** Begin Given material **

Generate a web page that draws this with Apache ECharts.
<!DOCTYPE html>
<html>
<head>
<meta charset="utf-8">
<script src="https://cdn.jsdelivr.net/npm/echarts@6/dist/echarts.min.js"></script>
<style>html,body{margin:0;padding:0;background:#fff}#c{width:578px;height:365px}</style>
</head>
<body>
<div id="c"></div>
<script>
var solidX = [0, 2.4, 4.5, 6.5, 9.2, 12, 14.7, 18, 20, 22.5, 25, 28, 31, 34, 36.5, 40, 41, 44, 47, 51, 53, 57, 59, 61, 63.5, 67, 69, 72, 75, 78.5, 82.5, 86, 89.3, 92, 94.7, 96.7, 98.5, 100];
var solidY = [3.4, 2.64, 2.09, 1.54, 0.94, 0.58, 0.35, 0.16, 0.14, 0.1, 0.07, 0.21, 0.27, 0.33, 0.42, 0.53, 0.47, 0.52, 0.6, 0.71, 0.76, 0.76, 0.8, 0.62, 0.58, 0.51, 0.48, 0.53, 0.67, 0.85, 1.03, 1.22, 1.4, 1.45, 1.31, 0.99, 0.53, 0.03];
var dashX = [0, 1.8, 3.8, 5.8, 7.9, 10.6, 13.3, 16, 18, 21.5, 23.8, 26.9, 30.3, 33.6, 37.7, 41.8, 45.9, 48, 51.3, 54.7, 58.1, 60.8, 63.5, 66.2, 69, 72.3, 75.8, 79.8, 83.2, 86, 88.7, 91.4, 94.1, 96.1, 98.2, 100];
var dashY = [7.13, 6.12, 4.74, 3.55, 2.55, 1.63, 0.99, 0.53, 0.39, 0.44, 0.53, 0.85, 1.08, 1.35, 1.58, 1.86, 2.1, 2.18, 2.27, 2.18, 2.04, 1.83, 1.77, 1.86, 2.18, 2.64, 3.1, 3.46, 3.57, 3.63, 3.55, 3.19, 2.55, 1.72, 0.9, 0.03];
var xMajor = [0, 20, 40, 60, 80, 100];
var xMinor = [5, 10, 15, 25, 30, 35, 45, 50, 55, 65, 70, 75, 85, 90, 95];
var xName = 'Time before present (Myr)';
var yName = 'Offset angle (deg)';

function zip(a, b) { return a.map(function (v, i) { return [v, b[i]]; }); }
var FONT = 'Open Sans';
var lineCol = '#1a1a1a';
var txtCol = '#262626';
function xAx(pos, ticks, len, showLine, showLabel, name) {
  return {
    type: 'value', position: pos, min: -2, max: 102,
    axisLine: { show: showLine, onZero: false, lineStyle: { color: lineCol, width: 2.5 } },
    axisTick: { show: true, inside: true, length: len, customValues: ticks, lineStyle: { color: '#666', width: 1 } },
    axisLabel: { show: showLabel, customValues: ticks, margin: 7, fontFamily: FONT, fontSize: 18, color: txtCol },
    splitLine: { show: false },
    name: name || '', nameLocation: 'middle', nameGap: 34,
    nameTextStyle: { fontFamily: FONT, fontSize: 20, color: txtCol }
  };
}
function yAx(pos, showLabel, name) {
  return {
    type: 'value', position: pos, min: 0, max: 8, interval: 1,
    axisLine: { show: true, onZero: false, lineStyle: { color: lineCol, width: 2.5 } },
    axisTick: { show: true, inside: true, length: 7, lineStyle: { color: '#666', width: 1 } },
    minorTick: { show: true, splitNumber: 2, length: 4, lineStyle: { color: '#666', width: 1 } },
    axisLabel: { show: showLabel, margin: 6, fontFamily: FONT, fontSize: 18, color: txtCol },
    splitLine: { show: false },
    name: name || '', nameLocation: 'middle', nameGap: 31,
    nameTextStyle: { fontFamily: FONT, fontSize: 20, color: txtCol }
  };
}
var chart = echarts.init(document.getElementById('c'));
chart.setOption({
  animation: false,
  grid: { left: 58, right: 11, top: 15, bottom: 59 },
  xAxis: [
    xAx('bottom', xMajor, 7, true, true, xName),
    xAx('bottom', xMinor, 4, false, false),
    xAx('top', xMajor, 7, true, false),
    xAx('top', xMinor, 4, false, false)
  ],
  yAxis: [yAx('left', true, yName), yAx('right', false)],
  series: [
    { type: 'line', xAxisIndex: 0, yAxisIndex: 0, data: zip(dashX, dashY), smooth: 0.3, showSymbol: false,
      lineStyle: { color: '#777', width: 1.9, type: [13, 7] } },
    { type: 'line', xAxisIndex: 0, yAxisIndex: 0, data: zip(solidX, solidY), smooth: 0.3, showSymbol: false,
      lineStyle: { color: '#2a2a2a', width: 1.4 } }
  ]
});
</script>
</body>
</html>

** End Given material **

§ **What you need to do**
Extract each line of the material exactly as it stands.

§ **Solution to the exercise**
Generate a web page that draws this with Apache ECharts.
<!DOCTYPE html>
<html>
<head>
<meta charset="utf-8">
<script src="https://cdn.jsdelivr.net/npm/echarts@6/dist/echarts.min.js"></script>
<style>html,body{margin:0;padding:0;background:#fff}#c{width:578px;height:365px}</style>
</head>
<body>
<div id="c"></div>
<script>
var solidX = [0, 2.4, 4.5, 6.5, 9.2, 12, 14.7, 18, 20, 22.5, 25, 28, 31, 34, 36.5, 40, 41, 44, 47, 51, 53, 57, 59, 61, 63.5, 67, 69, 72, 75, 78.5, 82.5, 86, 89.3, 92, 94.7, 96.7, 98.5, 100];
var solidY = [3.4, 2.64, 2.09, 1.54, 0.94, 0.58, 0.35, 0.16, 0.14, 0.1, 0.07, 0.21, 0.27, 0.33, 0.42, 0.53, 0.47, 0.52, 0.6, 0.71, 0.76, 0.76, 0.8, 0.62, 0.58, 0.51, 0.48, 0.53, 0.67, 0.85, 1.03, 1.22, 1.4, 1.45, 1.31, 0.99, 0.53, 0.03];
var dashX = [0, 1.8, 3.8, 5.8, 7.9, 10.6, 13.3, 16, 18, 21.5, 23.8, 26.9, 30.3, 33.6, 37.7, 41.8, 45.9, 48, 51.3, 54.7, 58.1, 60.8, 63.5, 66.2, 69, 72.3, 75.8, 79.8, 83.2, 86, 88.7, 91.4, 94.1, 96.1, 98.2, 100];
var dashY = [7.13, 6.12, 4.74, 3.55, 2.55, 1.63, 0.99, 0.53, 0.39, 0.44, 0.53, 0.85, 1.08, 1.35, 1.58, 1.86, 2.1, 2.18, 2.27, 2.18, 2.04, 1.83, 1.77, 1.86, 2.18, 2.64, 3.1, 3.46, 3.57, 3.63, 3.55, 3.19, 2.55, 1.72, 0.9, 0.03];
var xMajor = [0, 20, 40, 60, 80, 100];
var xMinor = [5, 10, 15, 25, 30, 35, 45, 50, 55, 65, 70, 75, 85, 90, 95];
var xName = 'Time before present (Myr)';
var yName = 'Offset angle (deg)';

function zip(a, b) { return a.map(function (v, i) { return [v, b[i]]; }); }
var FONT = 'Open Sans';
var lineCol = '#1a1a1a';
var txtCol = '#262626';
function xAx(pos, ticks, len, showLine, showLabel, name) {
  return {
    type: 'value', position: pos, min: -2, max: 102,
    axisLine: { show: showLine, onZero: false, lineStyle: { color: lineCol, width: 2.5 } },
    axisTick: { show: true, inside: true, length: len, customValues: ticks, lineStyle: { color: '#666', width: 1 } },
    axisLabel: { show: showLabel, customValues: ticks, margin: 7, fontFamily: FONT, fontSize: 18, color: txtCol },
    splitLine: { show: false },
    name: name || '', nameLocation: 'middle', nameGap: 34,
    nameTextStyle: { fontFamily: FONT, fontSize: 20, color: txtCol }
  };
}
function yAx(pos, showLabel, name) {
  return {
    type: 'value', position: pos, min: 0, max: 8, interval: 1,
    axisLine: { show: true, onZero: false, lineStyle: { color: lineCol, width: 2.5 } },
    axisTick: { show: true, inside: true, length: 7, lineStyle: { color: '#666', width: 1 } },
    minorTick: { show: true, splitNumber: 2, length: 4, lineStyle: { color: '#666', width: 1 } },
    axisLabel: { show: showLabel, margin: 6, fontFamily: FONT, fontSize: 18, color: txtCol },
    splitLine: { show: false },
    name: name || '', nameLocation: 'middle', nameGap: 31,
    nameTextStyle: { fontFamily: FONT, fontSize: 20, color: txtCol }
  };
}
var chart = echarts.init(document.getElementById('c'));
chart.setOption({
  animation: false,
  grid: { left: 58, right: 11, top: 15, bottom: 59 },
  xAxis: [
    xAx('bottom', xMajor, 7, true, true, xName),
    xAx('bottom', xMinor, 4, false, false),
    xAx('top', xMajor, 7, true, false),
    xAx('top', xMinor, 4, false, false)
  ],
  yAxis: [yAx('left', true, yName), yAx('right', false)],
  series: [
    { type: 'line', xAxisIndex: 0, yAxisIndex: 0, data: zip(dashX, dashY), smooth: 0.3, showSymbol: false,
      lineStyle: { color: '#777', width: 1.9, type: [13, 7] } },
    { type: 'line', xAxisIndex: 0, yAxisIndex: 0, data: zip(solidX, solidY), smooth: 0.3, showSymbol: false,
      lineStyle: { color: '#2a2a2a', width: 1.4 } }
  ]
});
</script>
</body>
</html>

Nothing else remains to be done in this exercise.